The request:
Leave out the pictures and restate the rest of the data exactly.
--- BEGIN Listed entries ---
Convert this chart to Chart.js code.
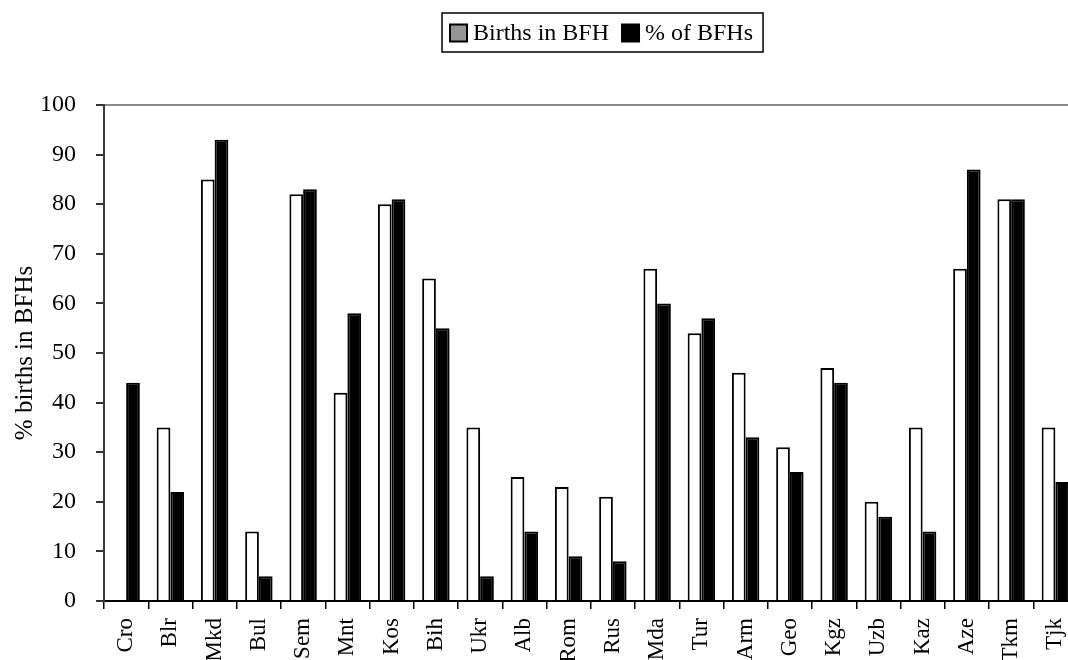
<!DOCTYPE html>
<html>
<head>
<meta charset="utf-8">
<script src="https://cdn.jsdelivr.net/npm/chart.js@4/dist/chart.umd.min.js"></script>
<style>
  html, body { margin: 0; padding: 0; background: #fff; overflow: hidden; }
  #wrap { width: 1068px; height: 660px; }
</style>
</head>
<body>
<div id="wrap"><canvas id="c" width="1068" height="660"></canvas></div>
<script>
// Countries (abbreviations) along the horizontal axis
const countries = ['Cro','Blr','Mkd','Bul','Sem','Mnt','Kos','Bih','Ukr','Alb','Rom',
                   'Rus','Mda','Tur','Arm','Geo','Kgz','Uzb','Kaz','Aze','Tkm','Tjk'];

// Share of births taking place in baby-friendly hospitals (%); Cro has no value
const birthsInBFH = [null, 35, 85, 14, 82, 42, 80, 65, 35, 25, 23,
                     21, 67, 54, 46, 31, 47, 20, 35, 67, 81, 35];

// Share of maternity hospitals designated baby-friendly (%)
const pctOfBFHs = [44, 22, 93, 5, 83, 58, 81, 55, 5, 14, 9,
                   8, 60, 57, 33, 26, 44, 17, 14, 87, 81, 24];

const seriesNames = ['Births in BFH', '% of BFHs'];
const yTicks = [0, 10, 20, 30, 40, 50, 60, 70, 80, 90, 100];

const FONT = "'Liberation Serif', 'Times New Roman', serif";
const legendSwatch = ['#959595', '#000000'];

// The plot area continues slightly past the right edge of the canvas
const PLOT_RIGHT = 1077.5;
const widePlot = {
  id: 'widePlot',
  afterLayout(chart) {
    const area = chart.chartArea;
    area.right = PLOT_RIGHT;
    area.width = PLOT_RIGHT - area.left;
    const x = chart.scales.x;
    x.right = PLOT_RIGHT;
    x.width = PLOT_RIGHT - x.left;
    x.configure();
  }
};

// Boxed legend drawn above the plot
const boxedLegend = {
  id: 'boxedLegend',
  afterDraw(chart) {
    const ctx = chart.ctx;
    ctx.save();
    ctx.font = '24px ' + FONT;
    ctx.textBaseline = 'middle';
    const top = 13, bottom = 52, midY = 33;
    const left = 442;
    let x = 450;
    const sw = 17;
    const ends = [];
    chart.data.datasets.forEach((ds, i) => {
      ctx.fillStyle = legendSwatch[i];
      ctx.strokeStyle = '#000';
      ctx.lineWidth = 2;
      ctx.beginPath();
      ctx.rect(x, midY - sw / 2, sw, sw);
      ctx.fill();
      ctx.stroke();
      x += sw + 6;
      ctx.fillStyle = '#000';
      ctx.textAlign = 'left';
      ctx.fillText(ds.label, x, midY + 1);
      x += ctx.measureText(ds.label).width;
      ends.push(x);
      x += 13;
    });
    const right = ends[ends.length - 1] + 10;
    ctx.strokeStyle = '#000';
    ctx.lineWidth = 1.5;
    ctx.strokeRect(left, top, right - left, bottom - top);
    ctx.restore();
  }
};

const barCommon = {
  borderColor: '#000000',
  borderWidth: 2,
  borderSkipped: 'bottom',
  categoryPercentage: 0.62,
  barPercentage: 1.0
};

new Chart(document.getElementById('c'), {
  type: 'bar',
  data: {
    labels: countries,
    datasets: [
      Object.assign({ label: seriesNames[0], data: birthsInBFH, backgroundColor: '#ffffff' }, barCommon),
      Object.assign({ label: seriesNames[1], data: pctOfBFHs, backgroundColor: '#000000' }, barCommon)
    ]
  },
  options: {
    responsive: false,
    devicePixelRatio: 1,
    animation: false,
    layout: { padding: { top: 105, right: 0, bottom: 0, left: 0 } },
    plugins: {
      legend: { display: false },
      tooltip: { enabled: false }
    },
    scales: {
      x: {
        offset: true,
        grid: {
          offset: true,
          drawOnChartArea: false,
          color: '#000',
          lineWidth: 1.5,
          tickLength: 8
        },
        border: { display: true, color: '#000', width: 2 },
        ticks: {
          autoSkip: false,
          minRotation: 90,
          maxRotation: 90,
          padding: 9,
          color: '#000',
          font: { family: FONT, size: 23 }
        },
        afterFit(scale) {
          scale.height = 59;
          scale.paddingLeft = 0;
          scale.paddingRight = 0;
        }
      },
      y: {
        min: 0,
        max: 100,
        afterBuildTicks(scale) { scale.ticks = yTicks.map(v => ({ value: v })); },
        grid: {
          drawOnChartArea: true,
          color: (c) => (c.tick && c.tick.value === 100 ? '#8a8a8a' : 'rgba(0,0,0,0)'),
          tickColor: '#333',
          lineWidth: 2,
          tickLength: 8
        },
        border: { display: true, color: '#3a3a3a', width: 2 },
        ticks: {
          padding: 20,
          color: '#000',
          font: { family: FONT, size: 24 }
        },
        title: {
          display: true,
          text: '% births in BFHs',
          color: '#000',
          padding: { top: 10, bottom: 0 },
          font: { family: FONT, size: 25 }
        },
        afterFit(scale) { scale.width = 104; }
      }
    }
  },
  plugins: [widePlot, boxedLegend]
});
</script>
</body>
</html>
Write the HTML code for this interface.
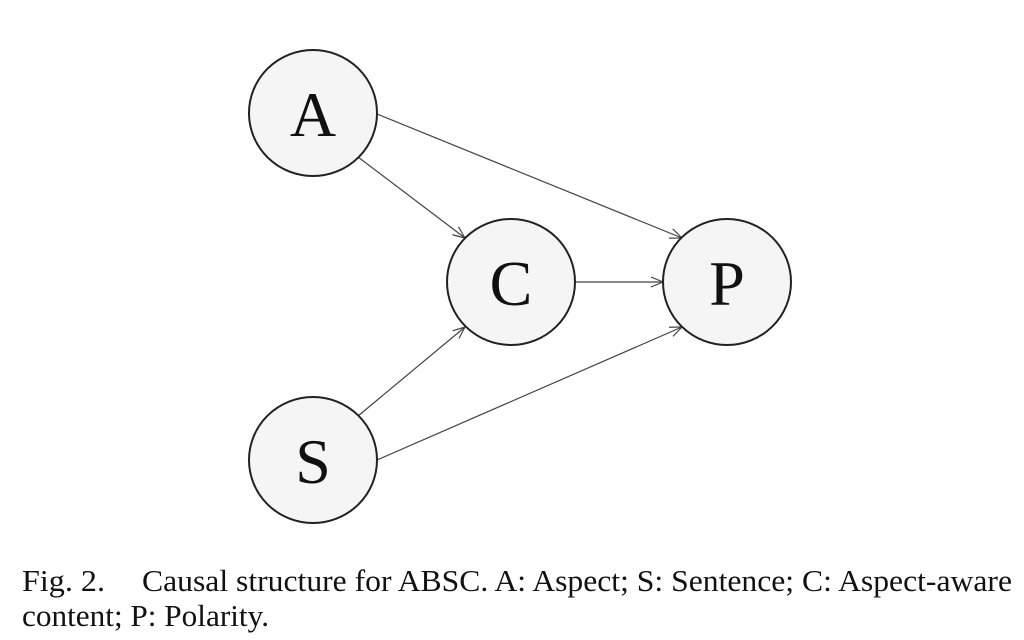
--- END Listed entries ---
Written reply:
Convert this chart to Chart.js code.
<!DOCTYPE html>
<html>
<head>
<meta charset="utf-8">
<script src="https://cdn.jsdelivr.net/npm/chart.js@4/dist/chart.umd.min.js"></script>
<style>
  html, body { margin: 0; padding: 0; background: #fff; overflow: hidden; }
  #wrap { width: 1068px; height: 660px; }
</style>
</head>
<body>
<div id="wrap"><canvas id="c" width="1068" height="660"></canvas></div>
<script>
// Countries (abbreviations) along the horizontal axis
const countries = ['Cro','Blr','Mkd','Bul','Sem','Mnt','Kos','Bih','Ukr','Alb','Rom',
                   'Rus','Mda','Tur','Arm','Geo','Kgz','Uzb','Kaz','Aze','Tkm','Tjk'];

// Share of births taking place in baby-friendly hospitals (%); Cro has no value
const birthsInBFH = [null, 35, 85, 14, 82, 42, 80, 65, 35, 25, 23,
                     21, 67, 54, 46, 31, 47, 20, 35, 67, 81, 35];

// Share of maternity hospitals designated baby-friendly (%)
const pctOfBFHs = [44, 22, 93, 5, 83, 58, 81, 55, 5, 14, 9,
                   8, 60, 57, 33, 26, 44, 17, 14, 87, 81, 24];

const seriesNames = ['Births in BFH', '% of BFHs'];
const yTicks = [0, 10, 20, 30, 40, 50, 60, 70, 80, 90, 100];

const FONT = "'Liberation Serif', 'Times New Roman', serif";
const legendSwatch = ['#959595', '#000000'];

// The plot area continues slightly past the right edge of the canvas
const PLOT_RIGHT = 1077.5;
const widePlot = {
  id: 'widePlot',
  afterLayout(chart) {
    const area = chart.chartArea;
    area.right = PLOT_RIGHT;
    area.width = PLOT_RIGHT - area.left;
    const x = chart.scales.x;
    x.right = PLOT_RIGHT;
    x.width = PLOT_RIGHT - x.left;
    x.configure();
  }
};

// Boxed legend drawn above the plot
const boxedLegend = {
  id: 'boxedLegend',
  afterDraw(chart) {
    const ctx = chart.ctx;
    ctx.save();
    ctx.font = '24px ' + FONT;
    ctx.textBaseline = 'middle';
    const top = 13, bottom = 52, midY = 33;
    const left = 442;
    let x = 450;
    const sw = 17;
    const ends = [];
    chart.data.datasets.forEach((ds, i) => {
      ctx.fillStyle = legendSwatch[i];
      ctx.strokeStyle = '#000';
      ctx.lineWidth = 2;
      ctx.beginPath();
      ctx.rect(x, midY - sw / 2, sw, sw);
      ctx.fill();
      ctx.stroke();
      x += sw + 6;
      ctx.fillStyle = '#000';
      ctx.textAlign = 'left';
      ctx.fillText(ds.label, x, midY + 1);
      x += ctx.measureText(ds.label).width;
      ends.push(x);
      x += 13;
    });
    const right = ends[ends.length - 1] + 10;
    ctx.strokeStyle = '#000';
    ctx.lineWidth = 1.5;
    ctx.strokeRect(left, top, right - left, bottom - top);
    ctx.restore();
  }
};

const barCommon = {
  borderColor: '#000000',
  borderWidth: 2,
  borderSkipped: 'bottom',
  categoryPercentage: 0.62,
  barPercentage: 1.0
};

new Chart(document.getElementById('c'), {
  type: 'bar',
  data: {
    labels: countries,
    datasets: [
      Object.assign({ label: seriesNames[0], data: birthsInBFH, backgroundColor: '#ffffff' }, barCommon),
      Object.assign({ label: seriesNames[1], data: pctOfBFHs, backgroundColor: '#000000' }, barCommon)
    ]
  },
  options: {
    responsive: false,
    devicePixelRatio: 1,
    animation: false,
    layout: { padding: { top: 105, right: 0, bottom: 0, left: 0 } },
    plugins: {
      legend: { display: false },
      tooltip: { enabled: false }
    },
    scales: {
      x: {
        offset: true,
        grid: {
          offset: true,
          drawOnChartArea: false,
          color: '#000',
          lineWidth: 1.5,
          tickLength: 8
        },
        border: { display: true, color: '#000', width: 2 },
        ticks: {
          autoSkip: false,
          minRotation: 90,
          maxRotation: 90,
          padding: 9,
          color: '#000',
          font: { family: FONT, size: 23 }
        },
        afterFit(scale) {
          scale.height = 59;
          scale.paddingLeft = 0;
          scale.paddingRight = 0;
        }
      },
      y: {
        min: 0,
        max: 100,
        afterBuildTicks(scale) { scale.ticks = yTicks.map(v => ({ value: v })); },
        grid: {
          drawOnChartArea: true,
          color: (c) => (c.tick && c.tick.value === 100 ? '#8a8a8a' : 'rgba(0,0,0,0)'),
          tickColor: '#333',
          lineWidth: 2,
          tickLength: 8
        },
        border: { display: true, color: '#3a3a3a', width: 2 },
        ticks: {
          padding: 20,
          color: '#000',
          font: { family: FONT, size: 24 }
        },
        title: {
          display: true,
          text: '% births in BFHs',
          color: '#000',
          padding: { top: 10, bottom: 0 },
          font: { family: FONT, size: 25 }
        },
        afterFit(scale) { scale.width = 104; }
      }
    }
  },
  plugins: [widePlot, boxedLegend]
});
</script>
</body>
</html>
Write the HTML code for this interface.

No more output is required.